**** DATA SEGMENT

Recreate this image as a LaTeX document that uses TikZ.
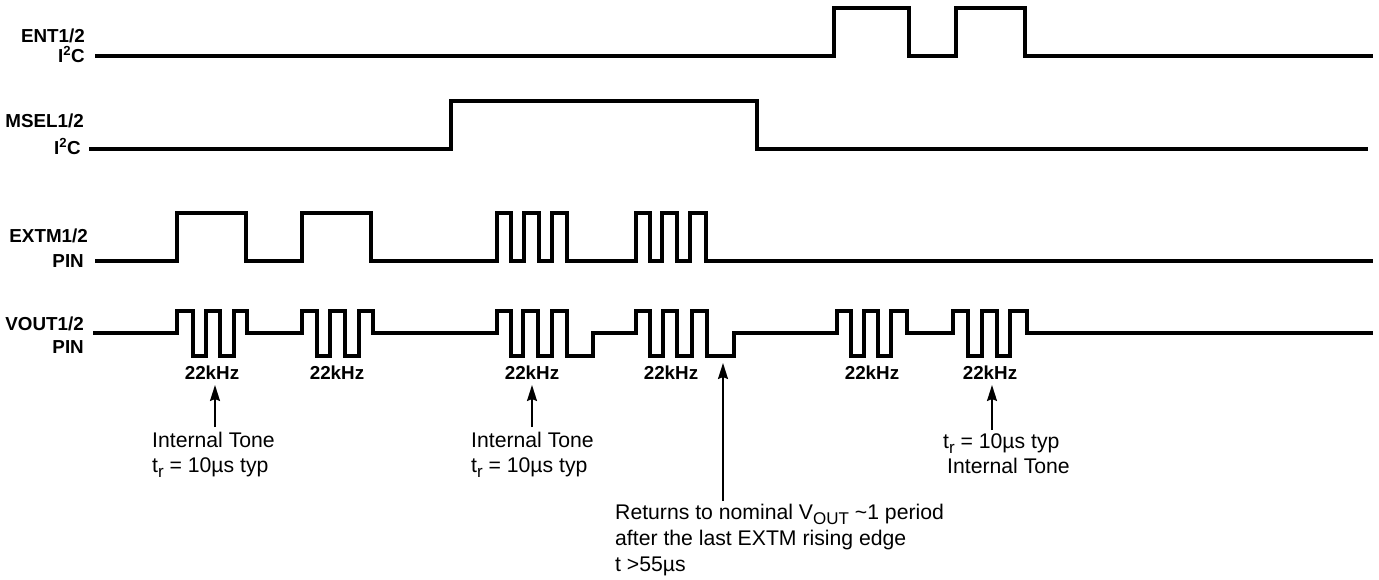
\documentclass[tikz,border=0pt]{standalone}
\usepackage{fontspec}
\setmainfont{Liberation Sans}
\usetikzlibrary{arrows.meta}
\newcommand\lowsub[1]{\raisebox{-5pt}{\fontsize{17}{17}\selectfont #1}}
\begin{document}
\begin{tikzpicture}[x=1pt,y=-1pt,
  wave/.style={line width=3.6pt, line join=miter, line cap=butt},
  arr/.style={line width=1.8pt, -{Stealth[length=16pt,width=10pt,inset=2pt]}},
  sig/.style={font=\fontsize{18.8}{20}\selectfont\bfseries, inner sep=0pt, anchor=base east},
  khz/.style={font=\fontsize{18.8}{20}\selectfont\bfseries, inner sep=0pt, anchor=base},
  note/.style={font=\fontsize{21.2}{25}\selectfont, inner sep=0pt, anchor=base west}]
\useasboundingbox (0,0) rectangle (1379,579);

% signal labels
\node[sig] (entA) at (85,42) {ENT1/2};
\node[sig] (entB) at (85,62) {I\textsuperscript{2}C};
\node[sig] (mselA) at (84,127) {MSEL1/2};
\node[sig] (mselB) at (81,154) {I\textsuperscript{2}C};
\node[sig] (extA) at (88,242) {EXTM1/2};
\node[sig] (extB) at (84,267) {PIN};
\node[sig] (voutA) at (84,330) {VOUT1/2};
\node[sig] (voutB) at (84,353) {PIN};

% ENT
\draw[wave] (95,56) -- (834,56) -- (834,8) -- (909,8) -- (909,56) -- (956,56) -- (956,8) -- (1025,8) -- (1025,56) -- (1373,56);
% MSEL
\draw[wave] (89,149) -- (451,149) -- (451,101) -- (757,101) -- (757,149) -- (1368,149);
% EXTM
\draw[wave] (95,261) -- (177,261) -- (177,213) -- (246,213) -- (246,261) -- (302,261) -- (302,213) -- (371,213) -- (371,261)
  -- (497,261) -- (497,213) -- (511,213) -- (511,261) -- (524,261) -- (524,213) -- (539,213) -- (539,261) -- (552,261) -- (552,213) -- (567,213) -- (567,261)
  -- (636,261) -- (636,213) -- (650,213) -- (650,261) -- (662,261) -- (662,213) -- (677,213) -- (677,261) -- (690,261) -- (690,213) -- (706,213) -- (706,261)
  -- (1373,261);
% VOUT
\draw[wave] (93,333) -- (177,333) -- (177,311) -- (193,311) -- (193,356) -- (206,356) -- (206,311) -- (220,311) -- (220,356) -- (234,356) -- (234,311) -- (247,311) -- (247,333)
  -- (302,333) -- (302,311) -- (317,311) -- (317,356) -- (330,356) -- (330,311) -- (345,311) -- (345,356) -- (359,356) -- (359,311) -- (373,311) -- (373,333)
  -- (497,333) -- (497,311) -- (511,311) -- (511,356) -- (523,356) -- (523,311) -- (538,311) -- (538,356) -- (552,356) -- (552,311) -- (567,311) -- (567,356) -- (593,356) -- (593,333)
  -- (636,333) -- (636,311) -- (650,311) -- (650,356) -- (663,356) -- (663,311) -- (677,311) -- (677,356) -- (692,356) -- (692,311) -- (707,311) -- (707,356) -- (734,356) -- (734,333)
  -- (837,333) -- (837,311) -- (851,311) -- (851,356) -- (864,356) -- (864,311) -- (878,311) -- (878,356) -- (891,356) -- (891,311) -- (907,311) -- (907,333)
  -- (953,333) -- (953,311) -- (968,311) -- (968,356) -- (982,356) -- (982,311) -- (997,311) -- (997,356) -- (1010,356) -- (1010,311) -- (1027,311) -- (1027,333)
  -- (1373,333);

% 22kHz labels
\node[khz] (k1) at (212,379) {22kHz};
\node[khz] (k2) at (337,379) {22kHz};
\node[khz] (k3) at (532,379) {22kHz};
\node[khz] (k4) at (671,379) {22kHz};
\node[khz] (k5) at (872,379) {22kHz};
\node[khz] (k6) at (990,379) {22kHz};

% annotations
\node[note] (n1a) at (152,447) {Internal Tone};
\node[note] (n1b) at (152,472) {t\lowsub{r} = 10µs typ};
\node[note] (n2a) at (471,447) {Internal Tone};
\node[note] (n2b) at (471,472) {t\lowsub{r} = 10µs typ};
\node[note] (n6a) at (943,448) {t\lowsub{r} = 10µs typ};
\node[note] (n6b) at (947,473) {Internal Tone};
\node[note] (n3a) at (615,519) {Returns to nominal V\lowsub{OUT} \textasciitilde1 period};
\node[note] (n3b) at (615,545) {after the last EXTM rising edge};
\node[note] (n3c) at (615,571) {t >55µs};

% arrows
\coordinate (t1) at (215,385); \coordinate (s1) at (215,427);
\coordinate (t2) at (532,385); \coordinate (s2) at (532,427);
\coordinate (t3) at (723,363); \coordinate (s3) at (723,501);
\coordinate (t6) at (992,385); \coordinate (s6) at (992,430);
\draw[arr] (s1) -- (t1);
\draw[arr] (s2) -- (t2);
\draw[arr] (s3) -- (t3);
\draw[arr] (s6) -- (t6);
\end{tikzpicture}
\end{document}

********

→ **CHALLENGE**: Begin at the first line of the data above and repeat each line exactly, stopping after the line containing "(voutB) at (84,353)". Omit the pictures.

→ **TASK RESPONSE**:
Recreate this image as a LaTeX document that uses TikZ.
\documentclass[tikz,border=0pt]{standalone}
\usepackage{fontspec}
\setmainfont{Liberation Sans}
\usetikzlibrary{arrows.meta}
\newcommand\lowsub[1]{\raisebox{-5pt}{\fontsize{17}{17}\selectfont #1}}
\begin{document}
\begin{tikzpicture}[x=1pt,y=-1pt,
  wave/.style={line width=3.6pt, line join=miter, line cap=butt},
  arr/.style={line width=1.8pt, -{Stealth[length=16pt,width=10pt,inset=2pt]}},
  sig/.style={font=\fontsize{18.8}{20}\selectfont\bfseries, inner sep=0pt, anchor=base east},
  khz/.style={font=\fontsize{18.8}{20}\selectfont\bfseries, inner sep=0pt, anchor=base},
  note/.style={font=\fontsize{21.2}{25}\selectfont, inner sep=0pt, anchor=base west}]
\useasboundingbox (0,0) rectangle (1379,579);

% signal labels
\node[sig] (entA) at (85,42) {ENT1/2};
\node[sig] (entB) at (85,62) {I\textsuperscript{2}C};
\node[sig] (mselA) at (84,127) {MSEL1/2};
\node[sig] (mselB) at (81,154) {I\textsuperscript{2}C};
\node[sig] (extA) at (88,242) {EXTM1/2};
\node[sig] (extB) at (84,267) {PIN};
\node[sig] (voutA) at (84,330) {VOUT1/2};
\node[sig] (voutB) at (84,353) {PIN};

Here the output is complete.